__Work to complete__: Copy out the listing that follows, exact in every word, and skip the images.

__Records supplied__:
===

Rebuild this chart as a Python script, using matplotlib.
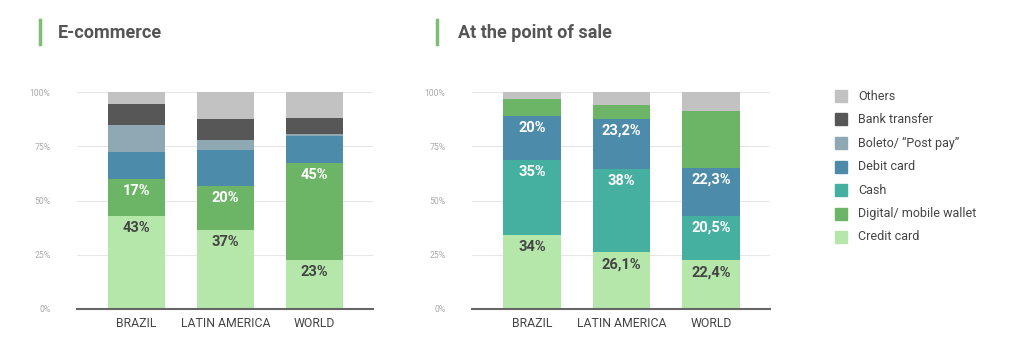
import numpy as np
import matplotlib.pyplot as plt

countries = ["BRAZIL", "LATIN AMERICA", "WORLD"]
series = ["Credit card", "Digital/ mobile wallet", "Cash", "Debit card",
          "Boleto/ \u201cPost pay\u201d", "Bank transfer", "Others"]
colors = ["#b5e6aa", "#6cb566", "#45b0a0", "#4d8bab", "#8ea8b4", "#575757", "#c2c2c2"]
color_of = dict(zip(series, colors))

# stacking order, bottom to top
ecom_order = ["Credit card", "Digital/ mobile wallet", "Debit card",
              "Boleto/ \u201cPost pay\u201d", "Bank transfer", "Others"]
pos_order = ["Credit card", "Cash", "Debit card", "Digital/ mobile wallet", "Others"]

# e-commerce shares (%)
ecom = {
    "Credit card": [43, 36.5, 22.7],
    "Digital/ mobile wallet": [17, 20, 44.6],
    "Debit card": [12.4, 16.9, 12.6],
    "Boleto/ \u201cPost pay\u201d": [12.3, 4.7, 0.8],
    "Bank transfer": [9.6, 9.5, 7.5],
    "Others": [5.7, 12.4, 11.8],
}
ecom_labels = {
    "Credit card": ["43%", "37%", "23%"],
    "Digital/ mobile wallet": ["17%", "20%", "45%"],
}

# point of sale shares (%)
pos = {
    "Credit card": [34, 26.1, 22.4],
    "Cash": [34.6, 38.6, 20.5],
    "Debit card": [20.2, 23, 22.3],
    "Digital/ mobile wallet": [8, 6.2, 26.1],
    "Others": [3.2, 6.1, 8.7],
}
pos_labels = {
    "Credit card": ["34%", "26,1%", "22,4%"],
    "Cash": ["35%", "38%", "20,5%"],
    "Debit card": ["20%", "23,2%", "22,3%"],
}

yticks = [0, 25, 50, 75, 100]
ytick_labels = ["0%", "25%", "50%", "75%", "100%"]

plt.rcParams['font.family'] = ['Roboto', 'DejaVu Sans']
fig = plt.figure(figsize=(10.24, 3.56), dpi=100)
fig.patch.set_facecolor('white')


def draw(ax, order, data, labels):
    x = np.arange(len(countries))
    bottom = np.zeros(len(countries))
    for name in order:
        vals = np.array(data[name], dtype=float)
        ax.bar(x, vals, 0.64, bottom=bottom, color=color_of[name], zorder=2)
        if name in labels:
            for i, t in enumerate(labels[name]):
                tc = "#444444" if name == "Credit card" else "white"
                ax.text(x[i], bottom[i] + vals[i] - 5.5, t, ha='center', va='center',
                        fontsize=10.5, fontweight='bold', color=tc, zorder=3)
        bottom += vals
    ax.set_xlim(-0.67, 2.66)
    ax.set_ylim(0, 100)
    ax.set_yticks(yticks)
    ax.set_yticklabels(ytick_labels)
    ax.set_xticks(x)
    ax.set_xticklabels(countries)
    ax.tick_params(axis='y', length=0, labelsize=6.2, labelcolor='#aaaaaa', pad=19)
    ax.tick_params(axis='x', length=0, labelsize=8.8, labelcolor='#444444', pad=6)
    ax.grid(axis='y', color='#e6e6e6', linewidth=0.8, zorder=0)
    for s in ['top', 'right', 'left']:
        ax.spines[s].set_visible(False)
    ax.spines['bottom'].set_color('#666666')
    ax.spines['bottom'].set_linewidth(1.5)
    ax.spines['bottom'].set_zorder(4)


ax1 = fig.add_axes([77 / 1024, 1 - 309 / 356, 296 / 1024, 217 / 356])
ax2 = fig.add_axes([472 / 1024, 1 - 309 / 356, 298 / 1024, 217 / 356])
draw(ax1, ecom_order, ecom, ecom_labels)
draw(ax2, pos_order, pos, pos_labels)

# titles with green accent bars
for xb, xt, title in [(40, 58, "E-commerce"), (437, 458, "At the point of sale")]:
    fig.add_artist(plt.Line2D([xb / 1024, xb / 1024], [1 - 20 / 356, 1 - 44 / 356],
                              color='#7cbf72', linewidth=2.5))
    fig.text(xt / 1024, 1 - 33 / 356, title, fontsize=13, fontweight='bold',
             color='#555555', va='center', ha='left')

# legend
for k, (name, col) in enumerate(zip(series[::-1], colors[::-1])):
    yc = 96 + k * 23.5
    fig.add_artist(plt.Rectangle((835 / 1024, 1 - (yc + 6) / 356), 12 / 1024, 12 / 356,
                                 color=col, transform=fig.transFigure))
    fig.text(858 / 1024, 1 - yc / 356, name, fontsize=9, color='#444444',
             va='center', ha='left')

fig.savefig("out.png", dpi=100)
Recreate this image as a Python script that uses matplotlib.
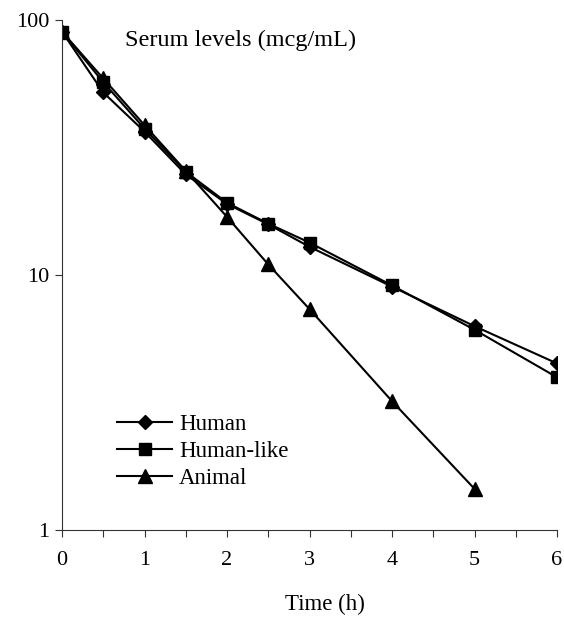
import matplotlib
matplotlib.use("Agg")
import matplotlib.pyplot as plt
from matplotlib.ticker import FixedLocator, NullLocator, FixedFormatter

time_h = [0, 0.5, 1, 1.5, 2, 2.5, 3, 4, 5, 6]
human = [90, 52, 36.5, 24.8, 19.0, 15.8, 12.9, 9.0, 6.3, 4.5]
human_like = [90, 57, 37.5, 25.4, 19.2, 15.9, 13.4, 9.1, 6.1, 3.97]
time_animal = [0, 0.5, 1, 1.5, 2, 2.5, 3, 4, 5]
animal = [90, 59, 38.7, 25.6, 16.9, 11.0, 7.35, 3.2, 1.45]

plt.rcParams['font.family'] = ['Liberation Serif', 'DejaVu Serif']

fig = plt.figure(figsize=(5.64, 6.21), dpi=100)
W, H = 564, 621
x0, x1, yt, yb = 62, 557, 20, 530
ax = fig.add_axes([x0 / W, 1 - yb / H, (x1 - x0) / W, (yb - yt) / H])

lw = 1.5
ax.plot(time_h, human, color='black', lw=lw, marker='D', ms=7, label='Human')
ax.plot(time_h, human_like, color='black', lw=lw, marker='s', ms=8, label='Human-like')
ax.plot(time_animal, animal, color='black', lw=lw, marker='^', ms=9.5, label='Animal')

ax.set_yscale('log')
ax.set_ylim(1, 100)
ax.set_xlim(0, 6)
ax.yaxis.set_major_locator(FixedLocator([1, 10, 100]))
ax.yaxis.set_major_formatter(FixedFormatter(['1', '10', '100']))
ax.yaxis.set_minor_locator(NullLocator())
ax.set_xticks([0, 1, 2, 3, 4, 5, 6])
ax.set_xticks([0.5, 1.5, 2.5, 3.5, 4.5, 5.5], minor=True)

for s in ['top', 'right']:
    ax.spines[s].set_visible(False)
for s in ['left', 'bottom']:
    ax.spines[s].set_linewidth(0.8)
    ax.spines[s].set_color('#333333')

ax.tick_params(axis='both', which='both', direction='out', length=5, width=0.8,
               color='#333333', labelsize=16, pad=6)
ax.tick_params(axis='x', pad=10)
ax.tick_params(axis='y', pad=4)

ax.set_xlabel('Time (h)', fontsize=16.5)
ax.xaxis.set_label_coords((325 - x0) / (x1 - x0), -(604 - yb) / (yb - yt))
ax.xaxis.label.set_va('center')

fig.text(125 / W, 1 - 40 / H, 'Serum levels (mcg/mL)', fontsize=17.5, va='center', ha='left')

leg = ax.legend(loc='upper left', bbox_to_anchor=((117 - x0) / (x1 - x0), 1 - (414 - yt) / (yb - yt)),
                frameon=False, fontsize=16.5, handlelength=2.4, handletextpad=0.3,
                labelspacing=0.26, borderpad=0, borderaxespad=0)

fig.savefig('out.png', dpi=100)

===

__Output of the task__:
Rebuild this chart as a Python script, using matplotlib.
import numpy as np
import matplotlib.pyplot as plt

countries = ["BRAZIL", "LATIN AMERICA", "WORLD"]
series = ["Credit card", "Digital/ mobile wallet", "Cash", "Debit card",
          "Boleto/ \u201cPost pay\u201d", "Bank transfer", "Others"]
colors = ["#b5e6aa", "#6cb566", "#45b0a0", "#4d8bab", "#8ea8b4", "#575757", "#c2c2c2"]
color_of = dict(zip(series, colors))

# stacking order, bottom to top
ecom_order = ["Credit card", "Digital/ mobile wallet", "Debit card",
              "Boleto/ \u201cPost pay\u201d", "Bank transfer", "Others"]
pos_order = ["Credit card", "Cash", "Debit card", "Digital/ mobile wallet", "Others"]

# e-commerce shares (%)
ecom = {
    "Credit card": [43, 36.5, 22.7],
    "Digital/ mobile wallet": [17, 20, 44.6],
    "Debit card": [12.4, 16.9, 12.6],
    "Boleto/ \u201cPost pay\u201d": [12.3, 4.7, 0.8],
    "Bank transfer": [9.6, 9.5, 7.5],
    "Others": [5.7, 12.4, 11.8],
}
ecom_labels = {
    "Credit card": ["43%", "37%", "23%"],
    "Digital/ mobile wallet": ["17%", "20%", "45%"],
}

# point of sale shares (%)
pos = {
    "Credit card": [34, 26.1, 22.4],
    "Cash": [34.6, 38.6, 20.5],
    "Debit card": [20.2, 23, 22.3],
    "Digital/ mobile wallet": [8, 6.2, 26.1],
    "Others": [3.2, 6.1, 8.7],
}
pos_labels = {
    "Credit card": ["34%", "26,1%", "22,4%"],
    "Cash": ["35%", "38%", "20,5%"],
    "Debit card": ["20%", "23,2%", "22,3%"],
}

yticks = [0, 25, 50, 75, 100]
ytick_labels = ["0%", "25%", "50%", "75%", "100%"]

plt.rcParams['font.family'] = ['Roboto', 'DejaVu Sans']
fig = plt.figure(figsize=(10.24, 3.56), dpi=100)
fig.patch.set_facecolor('white')


def draw(ax, order, data, labels):
    x = np.arange(len(countries))
    bottom = np.zeros(len(countries))
    for name in order:
        vals = np.array(data[name], dtype=float)
        ax.bar(x, vals, 0.64, bottom=bottom, color=color_of[name], zorder=2)
        if name in labels:
            for i, t in enumerate(labels[name]):
                tc = "#444444" if name == "Credit card" else "white"
                ax.text(x[i], bottom[i] + vals[i] - 5.5, t, ha='center', va='center',
                        fontsize=10.5, fontweight='bold', color=tc, zorder=3)
        bottom += vals
    ax.set_xlim(-0.67, 2.66)
    ax.set_ylim(0, 100)
    ax.set_yticks(yticks)
    ax.set_yticklabels(ytick_labels)
    ax.set_xticks(x)
    ax.set_xticklabels(countries)
    ax.tick_params(axis='y', length=0, labelsize=6.2, labelcolor='#aaaaaa', pad=19)
    ax.tick_params(axis='x', length=0, labelsize=8.8, labelcolor='#444444', pad=6)
    ax.grid(axis='y', color='#e6e6e6', linewidth=0.8, zorder=0)
    for s in ['top', 'right', 'left']:
        ax.spines[s].set_visible(False)
    ax.spines['bottom'].set_color('#666666')
    ax.spines['bottom'].set_linewidth(1.5)
    ax.spines['bottom'].set_zorder(4)


ax1 = fig.add_axes([77 / 1024, 1 - 309 / 356, 296 / 1024, 217 / 356])
ax2 = fig.add_axes([472 / 1024, 1 - 309 / 356, 298 / 1024, 217 / 356])
draw(ax1, ecom_order, ecom, ecom_labels)
draw(ax2, pos_order, pos, pos_labels)

# titles with green accent bars
for xb, xt, title in [(40, 58, "E-commerce"), (437, 458, "At the point of sale")]:
    fig.add_artist(plt.Line2D([xb / 1024, xb / 1024], [1 - 20 / 356, 1 - 44 / 356],
                              color='#7cbf72', linewidth=2.5))
    fig.text(xt / 1024, 1 - 33 / 356, title, fontsize=13, fontweight='bold',
             color='#555555', va='center', ha='left')

# legend
for k, (name, col) in enumerate(zip(series[::-1], colors[::-1])):
    yc = 96 + k * 23.5
    fig.add_artist(plt.Rectangle((835 / 1024, 1 - (yc + 6) / 356), 12 / 1024, 12 / 356,
                                 color=col, transform=fig.transFigure))
    fig.text(858 / 1024, 1 - yc / 356, name, fontsize=9, color='#444444',
             va='center', ha='left')

fig.savefig("out.png", dpi=100)
Recreate this image as a Python script that uses matplotlib.
import matplotlib
matplotlib.use("Agg")
import matplotlib.pyplot as plt
from matplotlib.ticker import FixedLocator, NullLocator, FixedFormatter

time_h = [0, 0.5, 1, 1.5, 2, 2.5, 3, 4, 5, 6]
human = [90, 52, 36.5, 24.8, 19.0, 15.8, 12.9, 9.0, 6.3, 4.5]
human_like = [90, 57, 37.5, 25.4, 19.2, 15.9, 13.4, 9.1, 6.1, 3.97]
time_animal = [0, 0.5, 1, 1.5, 2, 2.5, 3, 4, 5]
animal = [90, 59, 38.7, 25.6, 16.9, 11.0, 7.35, 3.2, 1.45]

plt.rcParams['font.family'] = ['Liberation Serif', 'DejaVu Serif']

fig = plt.figure(figsize=(5.64, 6.21), dpi=100)
W, H = 564, 621
x0, x1, yt, yb = 62, 557, 20, 530
ax = fig.add_axes([x0 / W, 1 - yb / H, (x1 - x0) / W, (yb - yt) / H])

lw = 1.5
ax.plot(time_h, human, color='black', lw=lw, marker='D', ms=7, label='Human')
ax.plot(time_h, human_like, color='black', lw=lw, marker='s', ms=8, label='Human-like')
ax.plot(time_animal, animal, color='black', lw=lw, marker='^', ms=9.5, label='Animal')

ax.set_yscale('log')
ax.set_ylim(1, 100)
ax.set_xlim(0, 6)
ax.yaxis.set_major_locator(FixedLocator([1, 10, 100]))
ax.yaxis.set_major_formatter(FixedFormatter(['1', '10', '100']))
ax.yaxis.set_minor_locator(NullLocator())
ax.set_xticks([0, 1, 2, 3, 4, 5, 6])
ax.set_xticks([0.5, 1.5, 2.5, 3.5, 4.5, 5.5], minor=True)

for s in ['top', 'right']:
    ax.spines[s].set_visible(False)
for s in ['left', 'bottom']:
    ax.spines[s].set_linewidth(0.8)
    ax.spines[s].set_color('#333333')

ax.tick_params(axis='both', which='both', direction='out', length=5, width=0.8,
               color='#333333', labelsize=16, pad=6)
ax.tick_params(axis='x', pad=10)
ax.tick_params(axis='y', pad=4)

ax.set_xlabel('Time (h)', fontsize=16.5)
ax.xaxis.set_label_coords((325 - x0) / (x1 - x0), -(604 - yb) / (yb - yt))
ax.xaxis.label.set_va('center')

fig.text(125 / W, 1 - 40 / H, 'Serum levels (mcg/mL)', fontsize=17.5, va='center', ha='left')

leg = ax.legend(loc='upper left', bbox_to_anchor=((117 - x0) / (x1 - x0), 1 - (414 - yt) / (yb - yt)),
                frameon=False, fontsize=16.5, handlelength=2.4, handletextpad=0.3,
                labelspacing=0.26, borderpad=0, borderaxespad=0)

fig.savefig('out.png', dpi=100)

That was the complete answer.